Judiciary Act of 1925
- Other short titles: Judges' Bill · Certiorari Act of 1925
- Long title: An Act To amend the Judicial Code, and further to define the jurisdiction of the circuit courts of appeals and of the Supreme Court, and for other purposes.
- Nicknames: The Judges' Bill
- Enacted by: the 68th United States Congress
- Effective: May 13, 1925

Citations
- Public law: Public Law 68-415
- Statutes at Large: 43 Stat. 936

Codification
- Acts amended: Judicial Code of 1911

Legislative history
- Introduced in the Senate as S. 2060 by R‑IA Albert B. Cumminsth on January 10, 1924; Committee consideration by Senate Committee on the Judiciary; Passed the Senate on February 3, 1925 (76–1); Passed the House on February 2, 1925 (Voice vote); Signed into law by President Calvin Coolidge on February 13, 1925;

= Judiciary Act of 1925 =

Law to allow U.S. Supreme Court discretion in certiorari for most types of cases

The Judiciary Act of 1925 (43 Stat. 936), also known as the Judge's Bill or Certiorari Act, was an act of the United States Congress that sought to reduce the workload of the Supreme Court of the United States.

==Background==
Although the Judiciary Act of 1891 (which created the United States courts of appeals and rendered a small part of the Supreme Court's jurisdiction discretionary subject to grant of writ of certiorari) had relieved pressure on the Supreme Court's docket, the court remained obliged to rule:

on the merits all cases appealed to it over which it had jurisdiction … [after the 1891 act, ] Congress gave the Court discretionary review authority over appellate decisions in diversity, patent, revenue, criminal and admiralty cases.
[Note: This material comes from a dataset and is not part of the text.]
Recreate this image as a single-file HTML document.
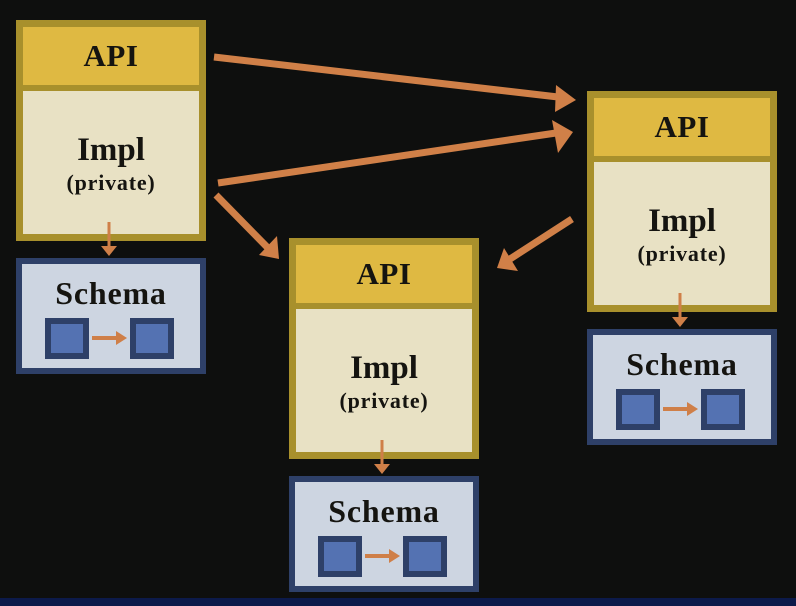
<!DOCTYPE html>
<html><head><meta charset="utf-8"><style>
html,body{margin:0;padding:0;background:#0e0f0e;}
svg{display:block}
text{font-family:"Liberation Serif",serif;font-weight:bold;fill:#151410;text-anchor:middle}
</style></head><body>
<svg width="796" height="606" viewBox="0 0 796 606" xmlns="http://www.w3.org/2000/svg">
<defs>
<g id="box">
  <rect x="0" y="0" width="190" height="221" fill="#a8902c"/>
  <rect x="7" y="7" width="176" height="58" fill="#dfb942"/>
  <rect x="7" y="71" width="176" height="143" fill="#e8e1c4"/>
  <text x="95" y="46" font-size="31" letter-spacing="0.5">API</text>
  <text x="95" y="140" font-size="33">Impl</text>
  <text x="95" y="170" font-size="22" letter-spacing="0.8">(private)</text>
  <line x1="93" y1="202" x2="93" y2="228" stroke="#cf7f48" stroke-width="3"/>
  <polygon points="85,226 101,226 93,236" fill="#cf7f48"/>
</g>
<g id="schema">
  <rect x="0" y="0" width="190" height="116" fill="#2e4068"/>
  <rect x="6" y="6" width="178" height="104" fill="#cdd5e1"/>
  <text x="95" y="46" font-size="32" letter-spacing="0.8">Schema</text>
  <rect x="29" y="60" width="44" height="41" fill="#2e4068"/>
  <rect x="35" y="66" width="32" height="29" fill="#5472b2"/>
  <rect x="114" y="60" width="44" height="41" fill="#2e4068"/>
  <rect x="120" y="66" width="32" height="29" fill="#5472b2"/>
  <line x1="76" y1="80" x2="102" y2="80" stroke="#cf7f48" stroke-width="4"/>
  <polygon points="100,73 111,80 100,87" fill="#cf7f48"/>
</g>
</defs>
<use href="#box" x="16" y="20"/>
<use href="#schema" x="16" y="258"/>
<use href="#box" x="289" y="238"/>
<use href="#schema" x="289" y="476"/>
<use href="#box" x="587" y="91"/>
<use href="#schema" x="587" y="329"/>
<g stroke="#d08048" stroke-width="7" fill="none" stroke-linecap="butt">
  <line x1="214" y1="57" x2="558" y2="97"/>
  <line x1="218" y1="183" x2="556" y2="133"/>
  <line x1="216" y1="195" x2="268" y2="248"/>
  <line x1="572" y1="219" x2="510" y2="259"/>
</g>
<g fill="#d08048">
  <polygon points="556,85 576,100 555,112"/>
  <polygon points="552,120 573,132 558,153"/>
  <polygon points="259,255 279,259 277,236"/>
  <polygon points="497,268 518,271 504,248"/>
</g>
<rect x="0" y="598" width="796" height="8" fill="#0c1a4a"/>
</svg>
</body></html>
Parties wishing to appeal such cases would file a petition for certiorari, which the Court could grant or deny without passing on the merits.

Nonetheless, the number of appeals was a one-way upward ratchet, and the Justices argued that the only way to fix the problem once and for all was to have the Court conduct virtually all of its business by way of writ of certiorari.

==Proposal==

In December 1921, Chief Justice William Howard Taft appointed three justices to draw up a proposal that would amend the Judicial Code of the United States, and define further the jurisdiction of the nation's circuit courts. The resulting bill, created by Justices Willis Van Devanter, James Clark McReynolds, and George Sutherland, took many trips to Congress (which were not lengthy because until 1935 the Supreme Court had its chambers in the U.S. Capitol) by the Chief Justice and his associates. Taft also journeyed to the United Kingdom in 1922, to study the procedural structure of British courts.

When approved in 1925, "the Judges Bill", as it was known, dramatically shrank the number of cases coming directly to the court, yet retained a mandatory oversight on cases that raised questions involving federal jurisdiction. It called for the circuit courts of appeals to have appellate jurisdiction to review 'by appeal or writ of error' final decisions in the district courts, as well as for the district courts of Alaska, Hawaii, Puerto Rico, China, the United States Virgin Islands, and the Panama Canal Zone. The circuit courts were also empowered to modify, enforce or set aside orders of the Interstate Commerce Commission, the Federal Reserve Board, and the Federal Trade Commission. The bill further provided that "A final judgment or decree in any suit in the highest court of a State in which a decision in the suit could be had, where is drawn in question the validity of a treaty or statute of the United States may be reviewed by the Supreme Court on a writ of error." Lastly, cases involving final decrees which brought into question the validity of a wide range of Federal or state treaties would come to the Court by certiorari. Four justices would be required to vote affirmatively to accept petitions, which meant that the Court's agenda would now be controlled by "judicial review" and that thousands of cases clogging the dockets could now be cut to hundreds that met the new requirements.

The Chief Justice vigorously pursued the passage of this bill, taking his fellow justices with him to Congress over the four years in which the bill was discussed. Congress chose to pass the act in 1925. This action rendered the majority of the Supreme Court's workload discretionary by removing the possibility of direct appeal to the court in most circumstances. Henceforth, pursuant to §237(b) of the act, appellants would file petitions for writs of certiorari with the Supreme Court, which would be accepted at the discretion of four of the nine Justices. "No longer did the Court have to hear almost every case an unhappy litigant presented to it. Instead, for the most part, the Court could select only those relatively few cases involving issues important enough to require a decision from the Supreme Court."

Few U.S. Supreme Court decisions make any comment on the revocation of the right to appeal to the highest court. One U.S. Supreme court decision, however, did comment on this issue: Moore v. Fidelity & Deposit Co., 272 U.S. 317, 321 (1926). Justice Brandeis said in that case: "The general purpose of the Act of 1925 was to relieve this Court by limiting further the absolute right to a review by it."